Residual Tokens Enhance Masked Autoencoders For Speech Modeling
Accepted at ICASSP 2026
Abstract
Recent speech modeling relies on explicit attributes such as pitch, content, and speaker identity, but these alone cannot capture the full richness of natural speech. We introduce RT-MAE, a novel masked autoencoder framework that augments the supervised attributes-based modeling with unsupervised residual trainable tokens, designed to encode the information not explained by explicit labeled factors (e.g., timbre variations, noise, emotion etc). Experiments show that RT-MAE improves reconstruction quality, preserving content and speaker similarity while enhancing expressivity. We further demonstrate its applicability to speech enhancement, removing noise at inference while maintaining controllability and naturalness
Summary
The RT-MAE (Residual-Token Masked Autoencoder) framework addresses a fundamental limitation in current speech modeling: the inability of explicit attributes \(A\) (such as pitch, content, and speaker identity) to capture the full richness and nuance of natural human speech. While traditional models rely on these labeled factors, they often miss “residual” information like timbre variations, micro-prosody, and emotional cues. To bridge this gap, RT-MAE introduces unsupervised residual trainable tokens (\(R\)) that encode information not explained by supervised attributes. These tokens are extracted using a cross-attention mechanism inspired by the Perceiver architecture (Jaegle et al. 2021), which allows a fixed set of learnable queries to compress the Mel-spectrogram into a compact, latent representation without the computational overhead of self-attention for every frame.

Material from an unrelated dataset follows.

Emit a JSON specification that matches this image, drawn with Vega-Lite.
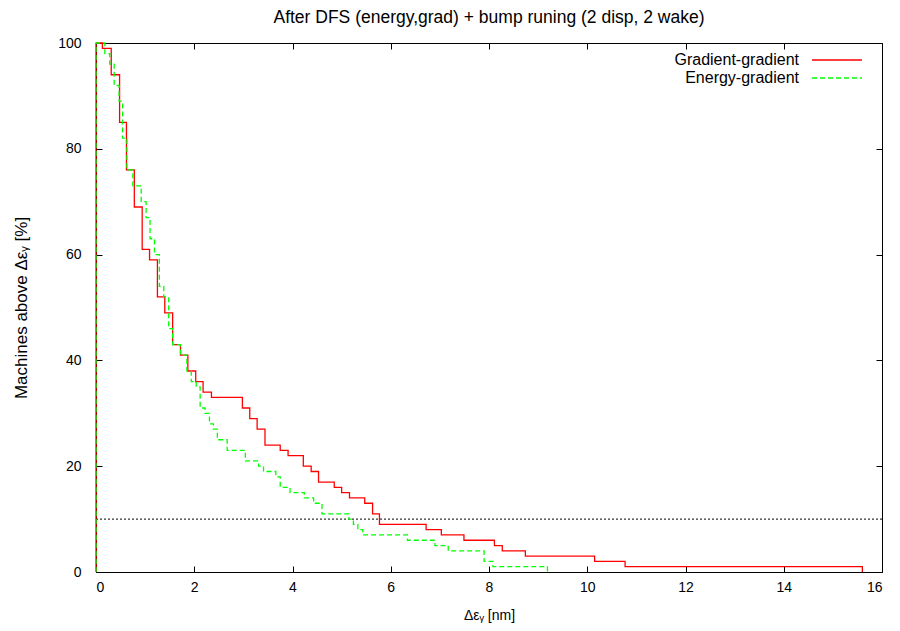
{
  "$schema": "https://vega.github.io/schema/vega-lite/v6.json",
  "width": 786,
  "height": 529,
  "autosize": {"type": "none"},
  "padding": {"left": 96, "top": 43, "right": 18, "bottom": 59},
  "background": "white",
  "config": {
    "view": {"stroke": "black", "strokeWidth": 1},
    "font": "Liberation Sans",
    "axis": {
      "grid": false,
      "domain": false,
      "tickSize": -6,
      "tickColor": "black",
      "tickWidth": 1,
      "labelFontSize": 14,
      "labelColor": "black",
      "labelFont": "Liberation Sans",
      "titleFontSize": 14,
      "titleFontWeight": "normal",
      "titleColor": "black",
      "titleFont": "Liberation Sans"
    }
  },
  "title": {
    "text": "After DFS (energy,grad) + bump runing (2 disp, 2 wake)",
    "fontSize": 17.5,
    "fontWeight": "normal",
    "font": "Liberation Sans",
    "color": "black",
    "anchor": "middle",
    "offset": 10
  },
  "datasets": {
    "curves": [
      {"series": "Gradient-gradient", "x": 0, "y": 0},
      {"series": "Gradient-gradient", "x": 0, "y": 100},
      {"series": "Gradient-gradient", "x": 0.13, "y": 99},
      {"series": "Gradient-gradient", "x": 0.31, "y": 94},
      {"series": "Gradient-gradient", "x": 0.48, "y": 85},
      {"series": "Gradient-gradient", "x": 0.62, "y": 76},
      {"series": "Gradient-gradient", "x": 0.78, "y": 69},
      {"series": "Gradient-gradient", "x": 0.94, "y": 61},
      {"series": "Gradient-gradient", "x": 1.09, "y": 59},
      {"series": "Gradient-gradient", "x": 1.25, "y": 52},
      {"series": "Gradient-gradient", "x": 1.40, "y": 49},
      {"series": "Gradient-gradient", "x": 1.56, "y": 43},
      {"series": "Gradient-gradient", "x": 1.72, "y": 41},
      {"series": "Gradient-gradient", "x": 1.87, "y": 38},
      {"series": "Gradient-gradient", "x": 2.03, "y": 36},
      {"series": "Gradient-gradient", "x": 2.18, "y": 34},
      {"series": "Gradient-gradient", "x": 2.35, "y": 33},
      {"series": "Gradient-gradient", "x": 2.98, "y": 31},
      {"series": "Gradient-gradient", "x": 3.13, "y": 29},
      {"series": "Gradient-gradient", "x": 3.28, "y": 27},
      {"series": "Gradient-gradient", "x": 3.44, "y": 24},
      {"series": "Gradient-gradient", "x": 3.75, "y": 23},
      {"series": "Gradient-gradient", "x": 3.91, "y": 22},
      {"series": "Gradient-gradient", "x": 4.22, "y": 20},
      {"series": "Gradient-gradient", "x": 4.38, "y": 19},
      {"series": "Gradient-gradient", "x": 4.53, "y": 17},
      {"series": "Gradient-gradient", "x": 4.85, "y": 16},
      {"series": "Gradient-gradient", "x": 5.00, "y": 15},
      {"series": "Gradient-gradient", "x": 5.16, "y": 14},
      {"series": "Gradient-gradient", "x": 5.47, "y": 13},
      {"series": "Gradient-gradient", "x": 5.63, "y": 11},
      {"series": "Gradient-gradient", "x": 5.77, "y": 9},
      {"series": "Gradient-gradient", "x": 6.72, "y": 8},
      {"series": "Gradient-gradient", "x": 7.03, "y": 7},
      {"series": "Gradient-gradient", "x": 7.49, "y": 6},
      {"series": "Gradient-gradient", "x": 8.11, "y": 5},
      {"series": "Gradient-gradient", "x": 8.27, "y": 4},
      {"series": "Gradient-gradient", "x": 8.74, "y": 3},
      {"series": "Gradient-gradient", "x": 10.15, "y": 2},
      {"series": "Gradient-gradient", "x": 10.77, "y": 1},
      {"series": "Gradient-gradient", "x": 15.60, "y": 0},
      {"series": "Energy-gradient", "x": 0, "y": 0},
      {"series": "Energy-gradient", "x": 0, "y": 100},
      {"series": "Energy-gradient", "x": 0.18, "y": 98},
      {"series": "Energy-gradient", "x": 0.28, "y": 96},
      {"series": "Energy-gradient", "x": 0.37, "y": 92},
      {"series": "Energy-gradient", "x": 0.47, "y": 89},
      {"series": "Energy-gradient", "x": 0.54, "y": 82},
      {"series": "Energy-gradient", "x": 0.63, "y": 76},
      {"series": "Energy-gradient", "x": 0.75, "y": 73},
      {"series": "Energy-gradient", "x": 0.92, "y": 70},
      {"series": "Energy-gradient", "x": 1.02, "y": 67},
      {"series": "Energy-gradient", "x": 1.10, "y": 63},
      {"series": "Energy-gradient", "x": 1.19, "y": 60},
      {"series": "Energy-gradient", "x": 1.29, "y": 54},
      {"series": "Energy-gradient", "x": 1.38, "y": 52},
      {"series": "Energy-gradient", "x": 1.48, "y": 46},
      {"series": "Energy-gradient", "x": 1.56, "y": 43},
      {"series": "Energy-gradient", "x": 1.72, "y": 41},
      {"series": "Energy-gradient", "x": 1.85, "y": 38},
      {"series": "Energy-gradient", "x": 1.94, "y": 36},
      {"series": "Energy-gradient", "x": 2.04, "y": 35},
      {"series": "Energy-gradient", "x": 2.12, "y": 31},
      {"series": "Energy-gradient", "x": 2.22, "y": 30},
      {"series": "Energy-gradient", "x": 2.31, "y": 28},
      {"series": "Energy-gradient", "x": 2.39, "y": 27},
      {"series": "Energy-gradient", "x": 2.47, "y": 25},
      {"series": "Energy-gradient", "x": 2.67, "y": 23},
      {"series": "Energy-gradient", "x": 3.04, "y": 21},
      {"series": "Energy-gradient", "x": 3.31, "y": 20},
      {"series": "Energy-gradient", "x": 3.41, "y": 19},
      {"series": "Energy-gradient", "x": 3.66, "y": 18},
      {"series": "Energy-gradient", "x": 3.75, "y": 16},
      {"series": "Energy-gradient", "x": 3.95, "y": 15},
      {"series": "Energy-gradient", "x": 4.24, "y": 14},
      {"series": "Energy-gradient", "x": 4.43, "y": 13},
      {"series": "Energy-gradient", "x": 4.60, "y": 11},
      {"series": "Energy-gradient", "x": 5.15, "y": 10},
      {"series": "Energy-gradient", "x": 5.24, "y": 9},
      {"series": "Energy-gradient", "x": 5.33, "y": 8},
      {"series": "Energy-gradient", "x": 5.43, "y": 7},
      {"series": "Energy-gradient", "x": 6.34, "y": 6},
      {"series": "Energy-gradient", "x": 6.90, "y": 5},
      {"series": "Energy-gradient", "x": 7.17, "y": 4},
      {"series": "Energy-gradient", "x": 7.90, "y": 2},
      {"series": "Energy-gradient", "x": 8.08, "y": 1},
      {"series": "Energy-gradient", "x": 9.19, "y": 0}
    ]
  },
  "layer": [
    {
      "data": {"values": [{}]},
      "mark": {"type": "rule", "color": "black", "strokeWidth": 1, "strokeDash": [2, 2]},
      "encoding": {
        "y": {"datum": 10, "type": "quantitative", "scale": {"domain": [0, 100]}, "axis": null}
      }
    },
    {
      "data": {"name": "curves"},
      "mark": {"type": "line", "interpolate": "step-after", "strokeWidth": 1.3},
      "encoding": {
        "x": {
          "field": "x", "type": "quantitative",
          "scale": {"domain": [0, 16], "nice": false},
          "axis": {"orient": "bottom", "values": [0, 2, 4, 6, 8, 10, 12, 14, 16], "title": "Δεᵧ [nm]", "labelPadding": 14, "titlePadding": 14}
        },
        "y": {
          "field": "y", "type": "quantitative",
          "scale": {"domain": [0, 100], "nice": false},
          "axis": {"orient": "left", "values": [0, 20, 40, 60, 80, 100], "title": "Machines above Δεᵧ [%]", "titleFontSize": 17, "labelPadding": 21, "titlePadding": 27}
        },
        "color": {
          "field": "series", "type": "nominal",
          "scale": {"domain": ["Gradient-gradient", "Energy-gradient"], "range": ["#ff0000", "#00ff00"]},
          "legend": {
            "title": null, "orient": "none", "legendX": 733, "legendY": 9,
            "symbolType": "M-5,0H5", "symbolSize": 100, "symbolStrokeWidth": 1.3, "symbolFillColor": "transparent",
            "labelAlign": "right", "labelOffset": -46, "labelFontSize": 16, "labelColor": "black",
            "labelFont": "Liberation Sans", "rowPadding": 2, "padding": 0, "labelLimit": 300
          }
        },
        "strokeDash": {
          "field": "series", "type": "nominal",
          "scale": {"domain": ["Gradient-gradient", "Energy-gradient"], "range": [[1, 0], [5, 3]]},
          "legend": {
            "title": null, "orient": "none", "legendX": 733, "legendY": 9,
            "symbolType": "M-5,0H5", "symbolSize": 100, "symbolStrokeWidth": 1.3, "symbolFillColor": "transparent",
            "labelAlign": "right", "labelOffset": -46, "labelFontSize": 16, "labelColor": "black",
            "labelFont": "Liberation Sans", "rowPadding": 2, "padding": 0, "labelLimit": 300
          }
        }
      }
    },
    {
      "data": {"name": "curves"},
      "mark": {"type": "point", "opacity": 0},
      "encoding": {
        "x": {
          "field": "x", "type": "quantitative",
          "scale": {"domain": [0, 16], "nice": false},
          "axis": {"orient": "top", "values": [0, 2, 4, 6, 8, 10, 12, 14, 16], "labels": false, "title": null}
        },
        "y": {
          "field": "y", "type": "quantitative",
          "scale": {"domain": [0, 100], "nice": false},
          "axis": {"orient": "right", "values": [0, 20, 40, 60, 80, 100], "labels": false, "title": null}
        }
      }
    }
  ],
  "resolve": {"axis": {"x": "independent", "y": "independent"}}
}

To prevent the model from over-relying on these residual tokens and ignoring the controllable attributes, we implemented a dropout-based regularization strategy. By randomly “dropping” the residual tokens during training (using a threshold τ), the model is forced to prioritize the explicit attributes, ensuring that the final output remains interpretable and controllable.
👉 RT-MAE introduces continuous residual tokens extracted via cross-attention and regularized by dropout, combining controllability from explicit attributes with flexibility from residuals within an MAE framework for speech generation (Sadok et al. 2025).
Key Contributions & Results
- Improved Quality: Experiments on LibriSpeech and EmoV-DB show significant gains in reconstruction quality, speech naturalness (N-MOS), and emotional accuracy compared to attribute-only models like AnCoGen.
- Preserved Controllability: The inclusion of residual tokens enhances expressivity without compromising the ability to manipulate specific features like pitch or loudness.
- Speech Denoising: By isolating noise into a specific residual vector (Rnoise) and deactivating it during inference, RT-MAE effectively performs speech enhancement, removing background noise while maintaining the natural characteristics of the speaker’s voice.